Preacher is perhaps one of the most violent, edgiest comic books ever created. The series' trailer indicates that the show certainly will not shy away from violence. Jesse, for example, is seen breaking a redneck's arm in a bar. Cassidy dispatches someone in an airplane with what appears to be a broken wine bottle. Needless to say, expect that AMC will bring the same gruesome intensity to Preacher that it brought to viewers in The Walking Dead and Breaking Bad.

Pushing The Edge

This is not the first time that filmmakers have attempted to adapt Preacher. In the early 2000s, director and ardent comic book fan Kevin Smith attempted to produce a movie based on the property. Several years later, HBO also expressed interest in producing a series. Both projects fell through in part because of the controversial nature of its take on religious (or sacrilegious, to be more accurate) themes and iconography. Preacher is indeed likely to incite ire in the more devout sectors of the American public. Yet, particularly with The Walking Dead, AMC has demonstrated its willingness to be push the limits of television in the past.

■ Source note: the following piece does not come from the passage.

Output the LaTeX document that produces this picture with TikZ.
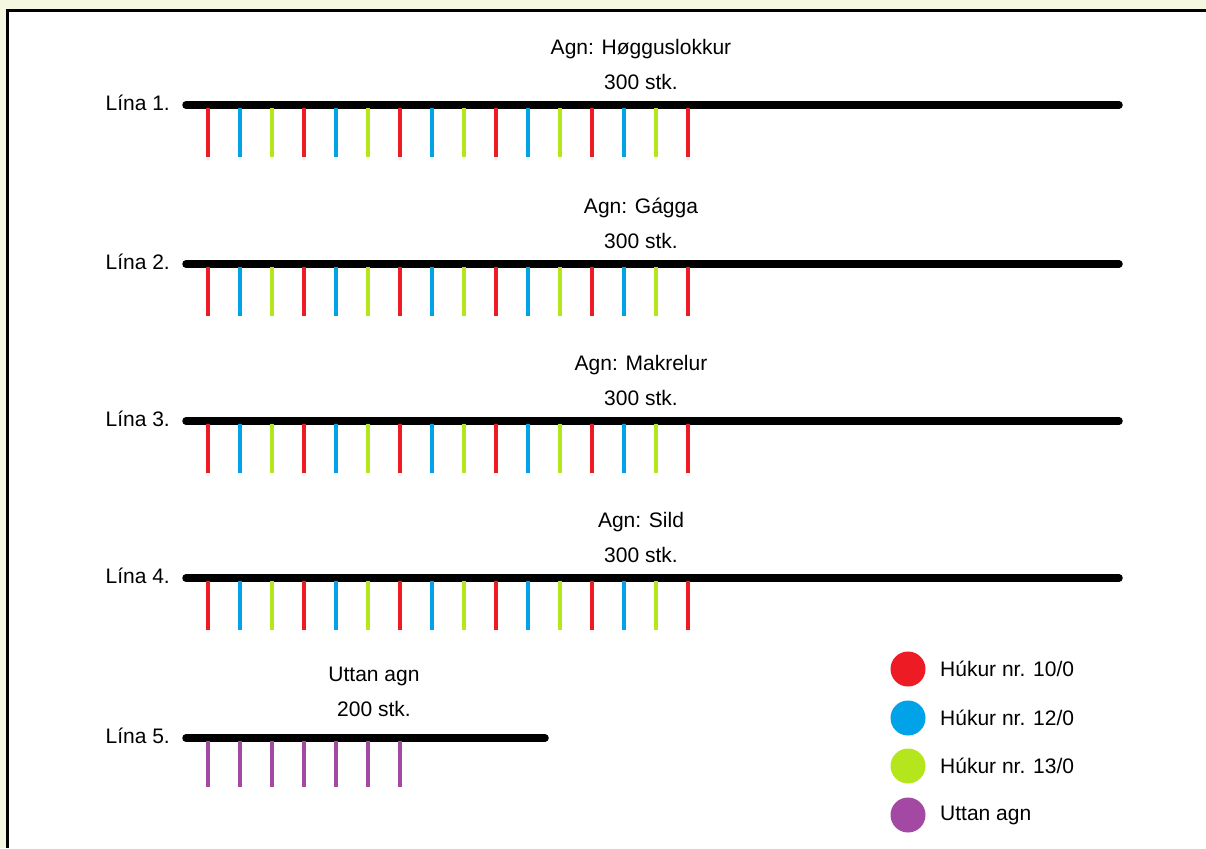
\documentclass[tikz,border=0pt]{standalone}
\usepackage{fontspec}
\setmainfont{Liberation Sans}
\definecolor{bgy}{HTML}{F5F7E1}
\definecolor{hred}{HTML}{ED1C24}
\definecolor{hblue}{HTML}{00A2E8}
\definecolor{hgreen}{HTML}{B5E61D}
\definecolor{hpurple}{HTML}{A349A4}
\begin{document}
\begin{tikzpicture}[x=1pt,y=-1pt,
  txt/.style={font=\fontsize{21}{25}\selectfont, inner sep=0pt},
  mainline/.style={line width=7.5pt, line cap=round, black},
  hook/.style={line width=4.5pt},
  dot/.style={circle, minimum size=35pt, inner sep=0pt}]
\useasboundingbox (0,0) rectangle (1206,848);
\fill[bgy] (0,0) rectangle (1206,848);
\fill[white] (7,11) rectangle (1206,848);
\draw[line width=3pt] (7,848) -- (7,11) -- (1206,11);
% lines 1-4
\foreach \n/\y/\agn in {1/105/{Agn: Høgguslokkur},2/264/{Agn: Gágga},3/421/{Agn: Makrelur},4/578/{Agn: Sild}}{
  \coordinate (s\n) at (186,\y);
  \coordinate (e\n) at (1119,\y);
  \draw[mainline] (s\n) -- (e\n);
  \node[txt, anchor=east] (l\n) at (170,\y-2) {Lína \n.};
  \node[txt] (a\n) at (641,\y-56) {\agn};
  \node[txt] (c\n) at (641,\y-23) {300 stk.};
  \foreach \i in {0,...,15}{
    \pgfmathtruncatemacro{\m}{mod(\i,3)}
    \ifcase\m \def\hc{hred}\or \def\hc{hblue}\or \def\hc{hgreen}\fi
    \coordinate (h\n-\i) at (208+32*\i,\y+3);
    \coordinate (t\n-\i) at (208+32*\i,\y+52);
    \draw[hook, draw=\hc] (h\n-\i) -- (t\n-\i);
  }
}
% line 5
\coordinate (s5) at (186,738);
\coordinate (e5) at (545,738);
\draw[mainline] (s5) -- (e5);
\node[txt, anchor=east] (l5) at (170,736) {Lína 5.};
\node[txt] (a5) at (374,676) {Uttan agn};
\node[txt] (c5) at (374,709) {200 stk.};
\foreach \i in {0,...,6}{
  \coordinate (h5-\i) at (208+32*\i,741);
  \coordinate (t5-\i) at (208+32*\i,787);
  \draw[hook, draw=hpurple] (h5-\i) -- (t5-\i);
}
% legend
\node[dot, fill=hred] (d1) at (908,669) {};
\node[txt, anchor=west] (k1) at (940,669) {Húkur nr. 10/0};
\node[dot, fill=hblue] (d2) at (908,718) {};
\node[txt, anchor=west] (k2) at (940,718) {Húkur nr. 12/0};
\node[dot, fill=hgreen] (d3) at (908,766) {};
\node[txt, anchor=west] (k3) at (940,766) {Húkur nr. 13/0};
\node[dot, fill=hpurple] (d4) at (908,815) {};
\node[txt, anchor=west] (k4) at (940,815) {Uttan agn};
\end{tikzpicture}
\end{document}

This, combined with the nature of the trailer itself (e.g., a holy man assaulting someone), means the network will likely retain the comics' religious/anti-religious themes despite the anger they may engender on The 700 Club.

A Departure For Seth Rogen

Fans were skeptical when AMC announced that funnyman Seth Rogen would co-develop the series. The actor's resume of marijuana-themed comedies like Pineapple Express seems an awkward fit for the Preacher's often somber, violent storyline. Fortunately, if the trailer is any indication, Rogen's typical comedic instincts have taken a backseat to his deep respect for the source material. AMC just better hope that Preacher doesn't offend any hackers aligned with North Korea.

Dark Humor

Just because Rogen will not insert stoner humor into the mix doesn't mean that Preacher will be a completely dour affair. The comic book is well-known for its dark humor. The character of Arseface, for example, (who will be in the series, but isn't seen in the trailer) is simultaneously tragic and hilarious. The same can be said for the gruesome fates met by the comics' villains. The trailer hints at this same dark sense of humor. Jesse is seen standing over a man in what appears to be the aftermath of a fight. The sheriff enters and commands him to stop. Jesse deadpans, "Almost done, sheriff." And then breaks the guy's arm.